I can see a ldconfig in /run/nvidia/driver/sbin/ but not ldconfig.real. I'm running version 1.7.1 and

@shivamerla in relation to your note above We have officially not qualified with... is there a list or a latest version you have? I tried 450.80.02-centos8 and I continuously got compilation errors see #210

rhysjtevans commented 3 years ago

I've rebuilt the driver docker image using 450.119.04 and results are the same

shivamerla commented 3 years ago

@rhysjtevans I think we had verified with 460.32.03 with CentOS8. I will look into details of compilation errors soon.

rhysjtevans commented 3 years ago

Thanks @shivamerla I will test with 460.32.03

rhysjtevans commented 3 years ago

I believe I've found the issue (for my problem at least) but not sure what the root cause is as to why it's looking for a .real file anyway so for now I've created a PR for just the centos8 image as it appears the fedora image uses the same "fix".

For people who stumble on this, I built the container image by

git clone git@gitlab.com:nvidia/container-images/driver.git && cd driver/centos8 && \
docker build --build-arg DRIVER_VERSION=460.73.01 \
                      --build-arg BASE_URL=https://uk.download.nvidia.com/tesla \
                      -t nvidia/driver:460.73.01_0.1.0-centos8 \
                      .

Here's my PR. https://gitlab.com/nvidia/container-images/driver/-/merge_requests/131

shivamerla commented 3 years ago

@rhysjtevans The comment here explains the reason why .real file is preferred. But if this is not present libnvidia-container should fall back to using /sbin/ldconfig file. @elezar to confirm why this is not happening. Is this something that recently got fixed?

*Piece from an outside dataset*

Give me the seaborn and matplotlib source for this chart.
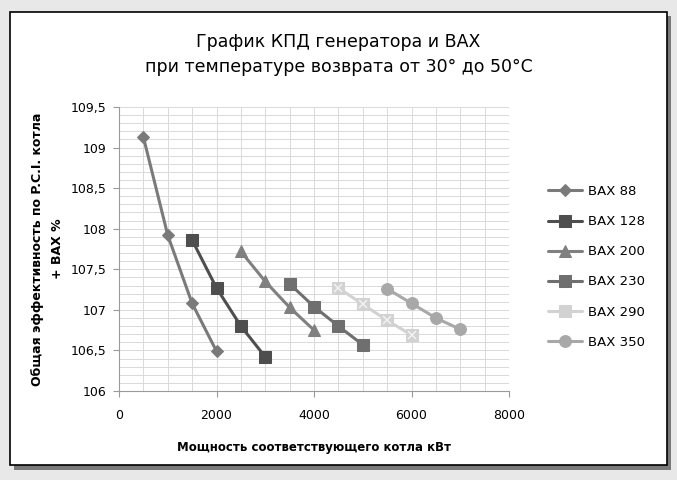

elezar commented 3 years ago

@rhysjtevans @shivamerla there was a change to how the config is processed (see c34dcd6b572b3cc8c08a38e4398fc22574dc1d42). This should not have affected the behaviour in the case where the config had already been modified on the host.

The issue here is that we are reading the source config from the container-toolkit container, which is released as either an ubuntu18.04 (the default) or a ubi8 image (using the toolkit.version value when installing). In this case -- where we have a centos8 host the setting using .real does not match the state of the host.

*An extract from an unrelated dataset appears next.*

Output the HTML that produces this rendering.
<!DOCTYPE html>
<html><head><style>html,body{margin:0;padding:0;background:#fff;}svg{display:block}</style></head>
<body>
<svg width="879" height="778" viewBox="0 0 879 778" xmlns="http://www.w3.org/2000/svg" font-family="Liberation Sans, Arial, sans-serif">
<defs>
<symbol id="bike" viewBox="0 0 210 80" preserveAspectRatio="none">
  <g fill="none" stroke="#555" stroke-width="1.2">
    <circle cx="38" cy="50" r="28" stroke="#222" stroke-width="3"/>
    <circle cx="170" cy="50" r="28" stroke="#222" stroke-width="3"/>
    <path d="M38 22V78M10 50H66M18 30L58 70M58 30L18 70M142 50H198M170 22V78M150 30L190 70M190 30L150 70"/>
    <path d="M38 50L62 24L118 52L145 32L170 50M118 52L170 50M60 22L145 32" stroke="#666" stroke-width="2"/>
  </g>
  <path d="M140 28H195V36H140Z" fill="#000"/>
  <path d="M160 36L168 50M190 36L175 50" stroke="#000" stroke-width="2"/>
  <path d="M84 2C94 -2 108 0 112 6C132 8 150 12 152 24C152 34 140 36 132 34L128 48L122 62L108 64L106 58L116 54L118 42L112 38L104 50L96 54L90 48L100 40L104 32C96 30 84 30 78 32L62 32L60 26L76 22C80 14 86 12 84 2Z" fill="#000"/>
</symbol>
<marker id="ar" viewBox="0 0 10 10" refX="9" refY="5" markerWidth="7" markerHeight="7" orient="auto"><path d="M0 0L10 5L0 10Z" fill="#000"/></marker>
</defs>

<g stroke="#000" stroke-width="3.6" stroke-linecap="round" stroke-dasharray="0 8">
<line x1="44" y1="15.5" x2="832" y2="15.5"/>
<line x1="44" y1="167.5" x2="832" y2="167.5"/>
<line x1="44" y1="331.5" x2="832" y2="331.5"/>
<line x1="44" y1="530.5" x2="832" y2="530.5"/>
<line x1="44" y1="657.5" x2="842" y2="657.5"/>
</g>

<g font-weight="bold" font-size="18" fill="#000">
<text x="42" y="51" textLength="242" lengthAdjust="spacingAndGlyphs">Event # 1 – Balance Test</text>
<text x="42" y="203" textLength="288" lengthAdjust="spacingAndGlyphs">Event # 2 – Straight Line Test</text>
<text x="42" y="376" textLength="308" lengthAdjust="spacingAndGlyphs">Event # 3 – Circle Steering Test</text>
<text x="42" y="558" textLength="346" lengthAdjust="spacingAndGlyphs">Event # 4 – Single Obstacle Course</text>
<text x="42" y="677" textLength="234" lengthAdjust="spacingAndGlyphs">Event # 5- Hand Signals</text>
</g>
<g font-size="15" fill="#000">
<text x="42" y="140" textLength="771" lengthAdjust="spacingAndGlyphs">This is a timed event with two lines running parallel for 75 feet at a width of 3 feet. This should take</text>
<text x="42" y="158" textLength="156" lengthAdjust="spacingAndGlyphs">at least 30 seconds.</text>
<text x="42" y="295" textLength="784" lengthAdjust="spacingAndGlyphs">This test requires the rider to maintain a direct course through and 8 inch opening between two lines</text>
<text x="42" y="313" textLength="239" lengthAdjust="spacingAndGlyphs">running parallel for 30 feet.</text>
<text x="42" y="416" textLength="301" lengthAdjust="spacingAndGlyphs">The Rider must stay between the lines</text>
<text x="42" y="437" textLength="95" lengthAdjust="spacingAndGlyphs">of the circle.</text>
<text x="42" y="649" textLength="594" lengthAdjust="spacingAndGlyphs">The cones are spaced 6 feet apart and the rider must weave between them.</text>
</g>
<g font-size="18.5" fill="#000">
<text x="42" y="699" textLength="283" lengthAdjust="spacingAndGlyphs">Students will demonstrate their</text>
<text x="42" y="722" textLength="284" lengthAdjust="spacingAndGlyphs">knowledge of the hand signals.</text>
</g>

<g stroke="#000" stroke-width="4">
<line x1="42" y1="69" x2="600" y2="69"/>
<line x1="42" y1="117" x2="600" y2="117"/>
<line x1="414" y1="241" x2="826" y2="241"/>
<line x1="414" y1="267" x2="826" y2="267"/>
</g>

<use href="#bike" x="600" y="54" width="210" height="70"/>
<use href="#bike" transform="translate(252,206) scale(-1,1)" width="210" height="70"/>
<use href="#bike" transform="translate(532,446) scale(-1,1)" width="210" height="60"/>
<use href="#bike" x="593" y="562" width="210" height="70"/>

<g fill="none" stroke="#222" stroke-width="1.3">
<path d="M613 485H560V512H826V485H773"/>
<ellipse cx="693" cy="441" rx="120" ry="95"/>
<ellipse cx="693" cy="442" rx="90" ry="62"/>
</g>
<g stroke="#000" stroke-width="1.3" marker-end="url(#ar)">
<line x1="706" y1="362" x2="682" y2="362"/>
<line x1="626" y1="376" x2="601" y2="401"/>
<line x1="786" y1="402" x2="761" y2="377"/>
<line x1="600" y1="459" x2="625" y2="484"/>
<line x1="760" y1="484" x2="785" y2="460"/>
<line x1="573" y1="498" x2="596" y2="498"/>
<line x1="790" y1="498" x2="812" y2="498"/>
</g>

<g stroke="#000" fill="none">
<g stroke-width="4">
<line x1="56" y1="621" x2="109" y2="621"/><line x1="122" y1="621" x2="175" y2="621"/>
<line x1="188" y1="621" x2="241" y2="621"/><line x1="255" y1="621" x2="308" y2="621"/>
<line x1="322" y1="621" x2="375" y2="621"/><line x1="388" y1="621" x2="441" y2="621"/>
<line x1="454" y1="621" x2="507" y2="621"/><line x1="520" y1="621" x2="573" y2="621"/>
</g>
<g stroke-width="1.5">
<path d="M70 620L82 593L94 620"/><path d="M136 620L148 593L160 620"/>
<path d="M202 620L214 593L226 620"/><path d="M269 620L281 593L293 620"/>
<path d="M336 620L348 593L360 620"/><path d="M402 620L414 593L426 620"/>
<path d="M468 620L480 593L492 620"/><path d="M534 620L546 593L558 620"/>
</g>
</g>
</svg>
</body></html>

Note that this would not explain the issues that @Mutantt is seeing, but it could be different issues manifesting the same symptoms.

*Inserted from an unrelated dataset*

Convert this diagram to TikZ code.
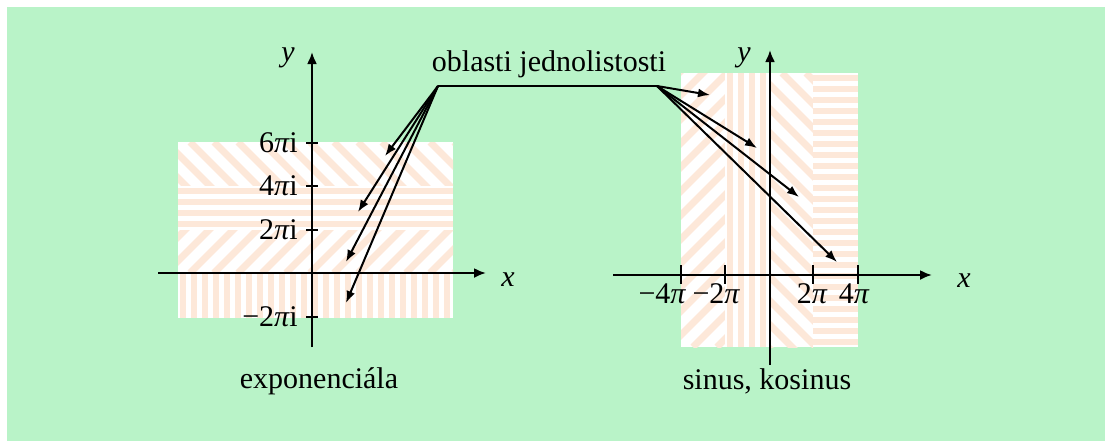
\documentclass[tikz,border=0pt]{standalone}
\usepackage{fontspec}
\setmainfont{Liberation Serif}
\usetikzlibrary{arrows.meta}
\definecolor{bggreen}{RGB}{185,243,200}
\definecolor{peach}{RGB}{253,232,217}
\tikzset{
  hstripe/.style={peach, line width=2.6pt},
  dstripe/.style={peach, line width=3.4pt},
  axis/.style={line width=1.1pt, -{Latex[length=6pt,width=5pt]}},
  tickmark/.style={line width=0.6pt},
  pointer/.style={line width=1pt, -{Latex[length=6pt,width=4.5pt]}},
  lbl/.style={font=\fontsize{15}{17}\selectfont, inner sep=0pt},
}
\newcommand\stripesH[4]{%
  \begin{scope}
    \clip (#1,#2) rectangle (#3,#4);
    \fill[white] (#1,#2) rectangle (#3,#4);
    \foreach \t in {0,11,...,300} \draw[hstripe] (#1,{#2+5+\t}) -- (#3,{#2+5+\t});
  \end{scope}}
\newcommand\stripesV[4]{%
  \begin{scope}
    \clip (#1,#2) rectangle (#3,#4);
    \fill[white] (#1,#2) rectangle (#3,#4);
    \foreach \t in {0,11,...,300} \draw[hstripe] ({#1+5+\t},#2) -- ({#1+5+\t},#4);
  \end{scope}}
\newcommand\stripesBack[4]{% "\" direction
  \begin{scope}
    \clip (#1,#2) rectangle (#3,#4);
    \fill[white] (#1,#2) rectangle (#3,#4);
    \foreach \s in {-300,-276,...,300} \draw[dstripe] ({#1+\s},#2) -- ({#1+\s+300},{#2+300});
  \end{scope}}
\newcommand\stripesFwd[4]{% "/" direction
  \begin{scope}
    \clip (#1,#2) rectangle (#3,#4);
    \fill[white] (#1,#2) rectangle (#3,#4);
    \foreach \s in {-300,-276,...,300} \draw[dstripe] ({#1+\s},#4) -- ({#1+\s+300},{#4-300});
  \end{scope}}
\begin{document}
\begin{tikzpicture}[x=0.5pt,y=-0.5pt]
\useasboundingbox (0,0) rectangle (1105,441);
\fill[bggreen] (7,7) rectangle (1105,441);

% left regions
\stripesBack{178}{142}{453}{186}
\stripesH{178}{186}{453}{230}
\stripesFwd{178}{230}{453}{273}
\stripesV{178}{273}{453}{318}

% right regions
\stripesFwd{681}{73}{725}{347}
\stripesV{725}{73}{770}{347}
\stripesBack{770}{73}{813}{347}
\stripesH{813}{73}{858}{347}

% left axes
\coordinate (lxa) at (158,273);
\coordinate (lxb) at (486,273);
\coordinate (lya) at (312,347);
\coordinate (lyb) at (312,52);
\draw[axis] (lxa) -- (lxb);
\draw[axis] (lya) -- (lyb);
\node[lbl] (lx) at (508,280) {\itshape x};
\node[lbl] (ly) at (288,58) {\itshape y};
\foreach \yy/\nm/\tx in {143/t6/6, 186/t4/4, 230/t2/2, 317/tm2/−2}{
  \draw[tickmark] (306,\yy) -- (318,\yy);
  \node[lbl, anchor=east] (\nm) at (298,\yy) {\tx{\itshape π}i};
}

% right axes
\coordinate (rxa) at (613,275);
\coordinate (rxb) at (932,275);
\coordinate (rya) at (770,365);
\coordinate (ryb) at (770,50);
\draw[axis] (rxa) -- (rxb);
\draw[axis] (rya) -- (ryb);
\node[lbl] (rx) at (964,281) {\itshape x};
\node[lbl] (ry) at (744,58) {\itshape y};
\foreach \xx in {681,725,813,858}{
  \draw[tickmark] (\xx,265) -- (\xx,284);
}
\node[lbl] (um4) at (662,294) {−4{\itshape π}};
\node[lbl] (um2) at (716,294) {−2{\itshape π}};
\node[lbl] (up2) at (812,294) {2{\itshape π}};
\node[lbl] (up4) at (854,294) {4{\itshape π}};

% captions
\node[lbl] (cexp) at (319,381) {exponenciála};
\node[lbl] (csin) at (767,381) {sinus, kosinus};

% pointer label
\node[lbl] (obl) at (549,64) {oblasti jednolistosti};
\coordinate (L) at (438,86);
\coordinate (R) at (657,86);
\draw[line width=0.6pt] (L) -- (R);
\coordinate (a1) at (385,156);
\coordinate (a2) at (358,212);
\coordinate (a3) at (346,262);
\coordinate (a4) at (346,303);
\coordinate (b1) at (710,95);
\coordinate (b2) at (757,148);
\coordinate (b3) at (799,197);
\coordinate (b4) at (837,262);
\foreach \p in {a1,a2,a3,a4} \draw[pointer] (L) -- (\p);
\foreach \p in {b1,b2,b3,b4} \draw[pointer] (R) -- (\p);
\end{tikzpicture}
\end{document}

In terms of options, @rhysjtevans you could use the ubi8 image for the container-toolkit by adding --set toolkit.version="1.5.0-ubi8" when installing the operator using Helm.

On our end we could improve how we actually resolve the ldconfig used and release that as part of our upcoming container-toolkit container release. Looking at the code in libnvidia-container that @shivamerla pointed out, this is only applied if the ldconfig path is not explicitly set in the config, which is not the case here, meaning that the non-existent path is maintained.

@rhysjtevans you should be able to modify the config on the host to remove the .real suffix for the time being and check whether this addresses the issue -- if the toolkit container is restarted this will most likely create the "incorrect" config though.